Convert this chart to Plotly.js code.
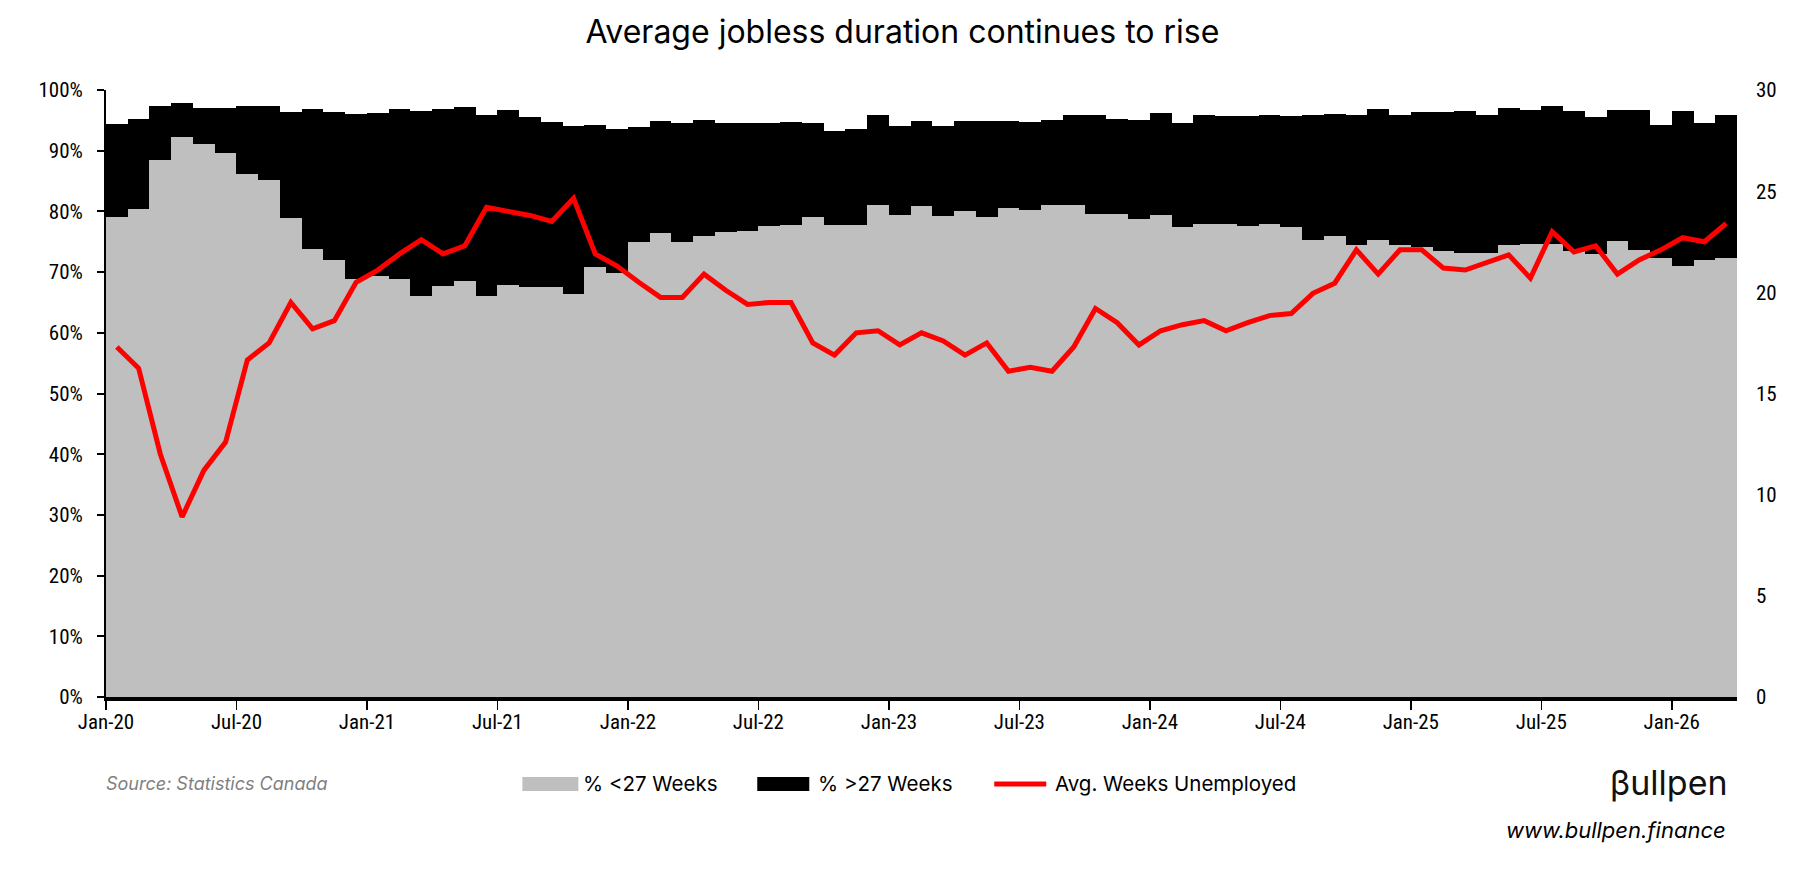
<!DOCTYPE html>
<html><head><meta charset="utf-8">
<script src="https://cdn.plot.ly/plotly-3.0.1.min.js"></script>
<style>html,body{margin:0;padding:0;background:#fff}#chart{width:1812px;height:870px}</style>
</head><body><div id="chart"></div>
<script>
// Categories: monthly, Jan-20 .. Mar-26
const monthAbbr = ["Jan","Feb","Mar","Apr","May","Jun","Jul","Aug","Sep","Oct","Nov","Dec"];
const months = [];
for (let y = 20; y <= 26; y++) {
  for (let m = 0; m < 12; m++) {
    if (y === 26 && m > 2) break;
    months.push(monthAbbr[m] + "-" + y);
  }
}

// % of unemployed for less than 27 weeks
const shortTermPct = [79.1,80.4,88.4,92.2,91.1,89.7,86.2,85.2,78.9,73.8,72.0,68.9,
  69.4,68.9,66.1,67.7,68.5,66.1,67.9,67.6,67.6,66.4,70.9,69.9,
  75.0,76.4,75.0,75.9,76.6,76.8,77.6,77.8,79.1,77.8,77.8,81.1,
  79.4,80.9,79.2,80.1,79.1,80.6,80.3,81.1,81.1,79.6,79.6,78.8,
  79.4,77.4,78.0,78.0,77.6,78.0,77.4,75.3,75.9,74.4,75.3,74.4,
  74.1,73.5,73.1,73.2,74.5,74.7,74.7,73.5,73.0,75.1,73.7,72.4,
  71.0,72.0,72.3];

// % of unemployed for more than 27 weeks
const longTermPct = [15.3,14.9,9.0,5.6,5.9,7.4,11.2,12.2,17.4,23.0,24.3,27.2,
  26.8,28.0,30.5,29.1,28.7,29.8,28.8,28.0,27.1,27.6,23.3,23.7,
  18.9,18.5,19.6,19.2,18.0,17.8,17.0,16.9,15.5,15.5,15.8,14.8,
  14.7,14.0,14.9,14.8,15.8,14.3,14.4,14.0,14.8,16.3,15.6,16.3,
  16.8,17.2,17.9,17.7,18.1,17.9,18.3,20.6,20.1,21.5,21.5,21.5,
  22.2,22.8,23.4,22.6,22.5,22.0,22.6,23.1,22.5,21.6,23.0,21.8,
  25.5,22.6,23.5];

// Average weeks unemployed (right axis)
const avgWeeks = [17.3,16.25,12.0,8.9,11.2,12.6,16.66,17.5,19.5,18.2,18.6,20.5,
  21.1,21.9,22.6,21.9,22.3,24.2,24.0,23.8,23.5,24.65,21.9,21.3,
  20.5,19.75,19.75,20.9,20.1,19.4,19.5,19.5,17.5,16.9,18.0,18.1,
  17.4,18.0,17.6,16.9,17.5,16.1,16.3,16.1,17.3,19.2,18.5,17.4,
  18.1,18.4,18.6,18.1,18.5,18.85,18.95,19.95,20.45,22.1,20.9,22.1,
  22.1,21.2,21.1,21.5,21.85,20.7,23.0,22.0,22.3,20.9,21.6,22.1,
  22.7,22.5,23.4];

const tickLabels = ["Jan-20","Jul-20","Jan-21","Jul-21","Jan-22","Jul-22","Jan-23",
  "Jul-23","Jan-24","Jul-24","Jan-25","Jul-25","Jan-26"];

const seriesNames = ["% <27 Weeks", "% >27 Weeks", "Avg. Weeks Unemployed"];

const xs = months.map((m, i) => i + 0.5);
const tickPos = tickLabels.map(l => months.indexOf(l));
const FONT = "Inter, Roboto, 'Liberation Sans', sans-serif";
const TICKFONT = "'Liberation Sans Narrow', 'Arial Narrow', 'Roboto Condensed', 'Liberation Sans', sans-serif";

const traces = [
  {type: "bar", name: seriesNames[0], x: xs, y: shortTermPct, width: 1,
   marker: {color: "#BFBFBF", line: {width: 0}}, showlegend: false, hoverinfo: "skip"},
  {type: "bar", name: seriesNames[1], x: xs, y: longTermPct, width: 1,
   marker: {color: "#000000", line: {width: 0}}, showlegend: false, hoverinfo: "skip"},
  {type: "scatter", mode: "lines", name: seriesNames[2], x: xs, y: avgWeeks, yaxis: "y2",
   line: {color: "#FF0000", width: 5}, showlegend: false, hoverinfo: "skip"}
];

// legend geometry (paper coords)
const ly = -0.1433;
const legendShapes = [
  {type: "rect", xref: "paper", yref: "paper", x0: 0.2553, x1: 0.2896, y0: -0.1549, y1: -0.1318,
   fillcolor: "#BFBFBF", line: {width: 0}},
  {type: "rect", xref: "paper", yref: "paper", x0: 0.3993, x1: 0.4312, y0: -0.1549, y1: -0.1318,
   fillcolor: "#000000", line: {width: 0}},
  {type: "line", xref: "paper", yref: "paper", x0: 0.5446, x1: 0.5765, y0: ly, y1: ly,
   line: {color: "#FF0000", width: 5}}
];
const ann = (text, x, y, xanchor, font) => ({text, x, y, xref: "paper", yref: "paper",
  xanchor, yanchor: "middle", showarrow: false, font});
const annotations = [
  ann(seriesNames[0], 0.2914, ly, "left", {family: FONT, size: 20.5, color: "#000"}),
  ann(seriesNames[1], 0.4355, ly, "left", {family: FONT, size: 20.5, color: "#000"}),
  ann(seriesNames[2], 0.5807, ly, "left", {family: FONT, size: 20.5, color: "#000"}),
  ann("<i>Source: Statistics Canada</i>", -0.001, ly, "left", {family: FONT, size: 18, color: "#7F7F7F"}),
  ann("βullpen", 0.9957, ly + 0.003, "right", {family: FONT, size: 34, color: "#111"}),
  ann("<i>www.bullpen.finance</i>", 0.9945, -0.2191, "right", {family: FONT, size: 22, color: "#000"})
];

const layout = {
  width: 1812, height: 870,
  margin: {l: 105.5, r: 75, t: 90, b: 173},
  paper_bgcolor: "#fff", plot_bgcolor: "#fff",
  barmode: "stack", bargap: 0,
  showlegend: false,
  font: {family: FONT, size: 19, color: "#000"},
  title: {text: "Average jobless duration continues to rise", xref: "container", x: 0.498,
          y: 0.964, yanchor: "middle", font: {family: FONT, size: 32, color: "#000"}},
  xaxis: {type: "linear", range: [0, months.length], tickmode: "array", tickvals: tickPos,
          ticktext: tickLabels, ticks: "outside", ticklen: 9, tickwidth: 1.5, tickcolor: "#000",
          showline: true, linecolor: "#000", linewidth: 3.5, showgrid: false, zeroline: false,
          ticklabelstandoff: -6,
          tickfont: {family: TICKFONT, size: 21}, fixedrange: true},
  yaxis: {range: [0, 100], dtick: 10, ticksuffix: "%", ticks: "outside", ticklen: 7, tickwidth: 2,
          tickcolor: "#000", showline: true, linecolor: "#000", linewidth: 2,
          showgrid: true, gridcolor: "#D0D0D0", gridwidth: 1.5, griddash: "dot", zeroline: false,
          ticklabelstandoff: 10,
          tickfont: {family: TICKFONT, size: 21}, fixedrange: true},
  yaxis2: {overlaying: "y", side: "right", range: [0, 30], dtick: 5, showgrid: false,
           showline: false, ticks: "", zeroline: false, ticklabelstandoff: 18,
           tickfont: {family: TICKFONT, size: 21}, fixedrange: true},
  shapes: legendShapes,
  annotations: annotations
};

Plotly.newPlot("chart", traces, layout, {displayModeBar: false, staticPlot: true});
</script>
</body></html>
* * * * * * * * *
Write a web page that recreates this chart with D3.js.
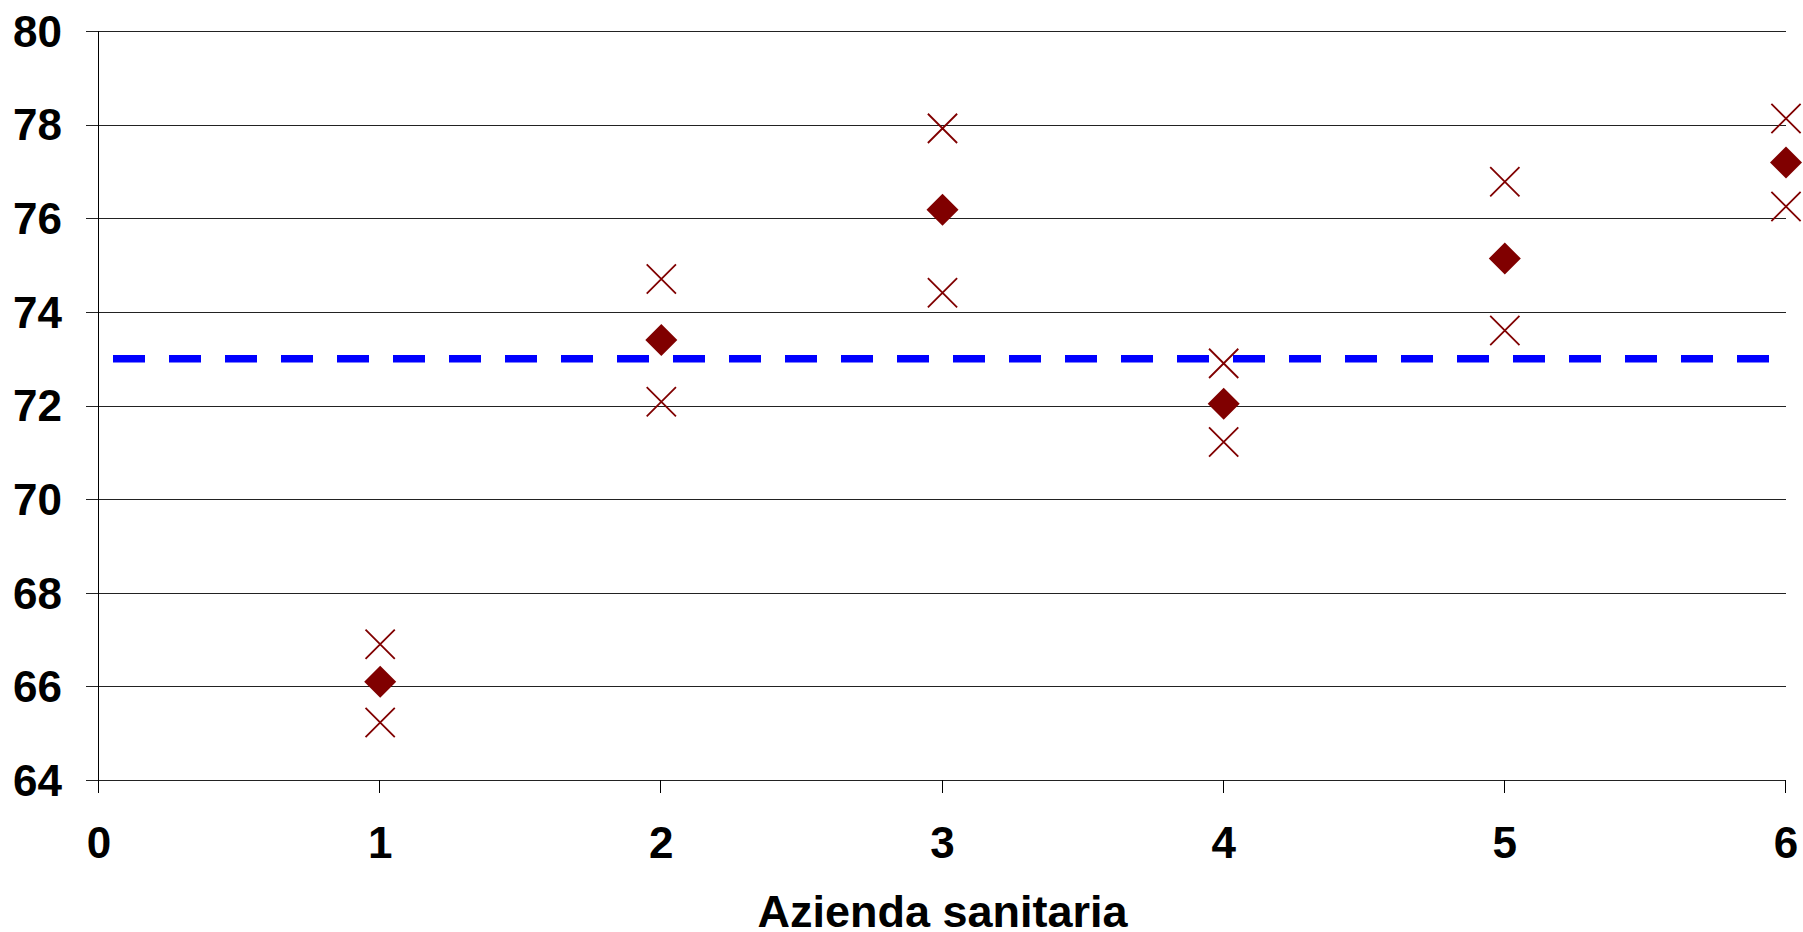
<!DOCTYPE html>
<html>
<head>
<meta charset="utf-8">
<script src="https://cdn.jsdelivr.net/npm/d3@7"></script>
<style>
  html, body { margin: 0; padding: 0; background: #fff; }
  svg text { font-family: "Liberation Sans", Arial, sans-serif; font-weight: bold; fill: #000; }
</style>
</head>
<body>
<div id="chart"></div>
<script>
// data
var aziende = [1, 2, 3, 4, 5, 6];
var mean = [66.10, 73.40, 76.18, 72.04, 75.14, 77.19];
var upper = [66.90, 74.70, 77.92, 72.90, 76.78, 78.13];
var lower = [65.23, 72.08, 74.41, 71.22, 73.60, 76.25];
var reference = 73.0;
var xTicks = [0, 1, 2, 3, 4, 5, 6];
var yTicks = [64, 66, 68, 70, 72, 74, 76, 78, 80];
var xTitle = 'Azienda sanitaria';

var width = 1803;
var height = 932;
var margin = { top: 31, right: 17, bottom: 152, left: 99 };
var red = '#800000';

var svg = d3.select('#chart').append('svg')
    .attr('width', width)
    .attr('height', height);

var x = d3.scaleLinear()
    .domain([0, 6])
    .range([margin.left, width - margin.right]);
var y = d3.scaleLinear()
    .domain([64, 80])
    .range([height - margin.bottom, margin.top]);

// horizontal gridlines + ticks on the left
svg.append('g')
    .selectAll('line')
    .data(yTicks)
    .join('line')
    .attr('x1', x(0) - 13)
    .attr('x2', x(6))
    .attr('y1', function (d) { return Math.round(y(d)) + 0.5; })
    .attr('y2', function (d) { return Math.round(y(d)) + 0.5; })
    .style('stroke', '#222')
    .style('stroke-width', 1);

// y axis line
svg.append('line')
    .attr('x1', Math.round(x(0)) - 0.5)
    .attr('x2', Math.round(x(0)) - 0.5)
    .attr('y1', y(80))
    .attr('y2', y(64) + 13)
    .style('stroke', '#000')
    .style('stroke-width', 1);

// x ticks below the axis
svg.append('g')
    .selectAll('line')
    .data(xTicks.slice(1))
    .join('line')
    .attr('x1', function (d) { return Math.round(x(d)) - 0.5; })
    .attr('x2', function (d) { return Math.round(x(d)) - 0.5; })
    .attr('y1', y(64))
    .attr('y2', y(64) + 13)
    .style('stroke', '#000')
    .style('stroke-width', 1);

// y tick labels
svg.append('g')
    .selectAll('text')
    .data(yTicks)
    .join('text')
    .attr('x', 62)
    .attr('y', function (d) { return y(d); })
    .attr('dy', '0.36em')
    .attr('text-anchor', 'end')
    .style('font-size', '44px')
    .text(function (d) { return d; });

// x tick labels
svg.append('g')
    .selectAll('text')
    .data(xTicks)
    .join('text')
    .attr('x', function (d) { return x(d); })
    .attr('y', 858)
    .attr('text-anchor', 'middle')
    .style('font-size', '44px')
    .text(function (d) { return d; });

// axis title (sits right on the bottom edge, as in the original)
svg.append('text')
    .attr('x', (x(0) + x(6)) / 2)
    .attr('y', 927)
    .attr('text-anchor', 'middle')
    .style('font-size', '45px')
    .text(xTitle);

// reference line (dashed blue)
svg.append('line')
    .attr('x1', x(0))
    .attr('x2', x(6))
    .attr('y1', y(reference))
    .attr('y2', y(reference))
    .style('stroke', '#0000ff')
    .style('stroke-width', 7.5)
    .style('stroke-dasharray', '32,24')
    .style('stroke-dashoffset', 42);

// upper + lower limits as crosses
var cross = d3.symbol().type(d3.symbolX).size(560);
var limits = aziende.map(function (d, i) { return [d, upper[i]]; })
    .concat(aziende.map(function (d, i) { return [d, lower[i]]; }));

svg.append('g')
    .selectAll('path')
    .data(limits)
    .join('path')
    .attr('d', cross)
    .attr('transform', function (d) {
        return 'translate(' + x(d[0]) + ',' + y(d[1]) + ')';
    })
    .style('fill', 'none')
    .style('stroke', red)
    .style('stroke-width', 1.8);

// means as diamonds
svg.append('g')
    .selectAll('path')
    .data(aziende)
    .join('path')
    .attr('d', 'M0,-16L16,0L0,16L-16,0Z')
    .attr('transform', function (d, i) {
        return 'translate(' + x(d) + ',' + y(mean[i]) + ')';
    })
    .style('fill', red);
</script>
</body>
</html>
* * * * * * * * *
• TASK TO COMPLETE:
Begin at the line that has "Convert this chart to Plotly.js code.", stop after the line that has "71.0,72.0,72.3];", and reproduce every line between them exactly and nothing else. Pictures stay out of the copy.

• SOLUTION TO THE EXERCISE:
Convert this chart to Plotly.js code.
<!DOCTYPE html>
<html><head><meta charset="utf-8">
<script src="https://cdn.plot.ly/plotly-3.0.1.min.js"></script>
<style>html,body{margin:0;padding:0;background:#fff}#chart{width:1812px;height:870px}</style>
</head><body><div id="chart"></div>
<script>
// Categories: monthly, Jan-20 .. Mar-26
const monthAbbr = ["Jan","Feb","Mar","Apr","May","Jun","Jul","Aug","Sep","Oct","Nov","Dec"];
const months = [];
for (let y = 20; y <= 26; y++) {
  for (let m = 0; m < 12; m++) {
    if (y === 26 && m > 2) break;
    months.push(monthAbbr[m] + "-" + y);
  }
}

// % of unemployed for less than 27 weeks
const shortTermPct = [79.1,80.4,88.4,92.2,91.1,89.7,86.2,85.2,78.9,73.8,72.0,68.9,
  69.4,68.9,66.1,67.7,68.5,66.1,67.9,67.6,67.6,66.4,70.9,69.9,
  75.0,76.4,75.0,75.9,76.6,76.8,77.6,77.8,79.1,77.8,77.8,81.1,
  79.4,80.9,79.2,80.1,79.1,80.6,80.3,81.1,81.1,79.6,79.6,78.8,
  79.4,77.4,78.0,78.0,77.6,78.0,77.4,75.3,75.9,74.4,75.3,74.4,
  74.1,73.5,73.1,73.2,74.5,74.7,74.7,73.5,73.0,75.1,73.7,72.4,
  71.0,72.0,72.3];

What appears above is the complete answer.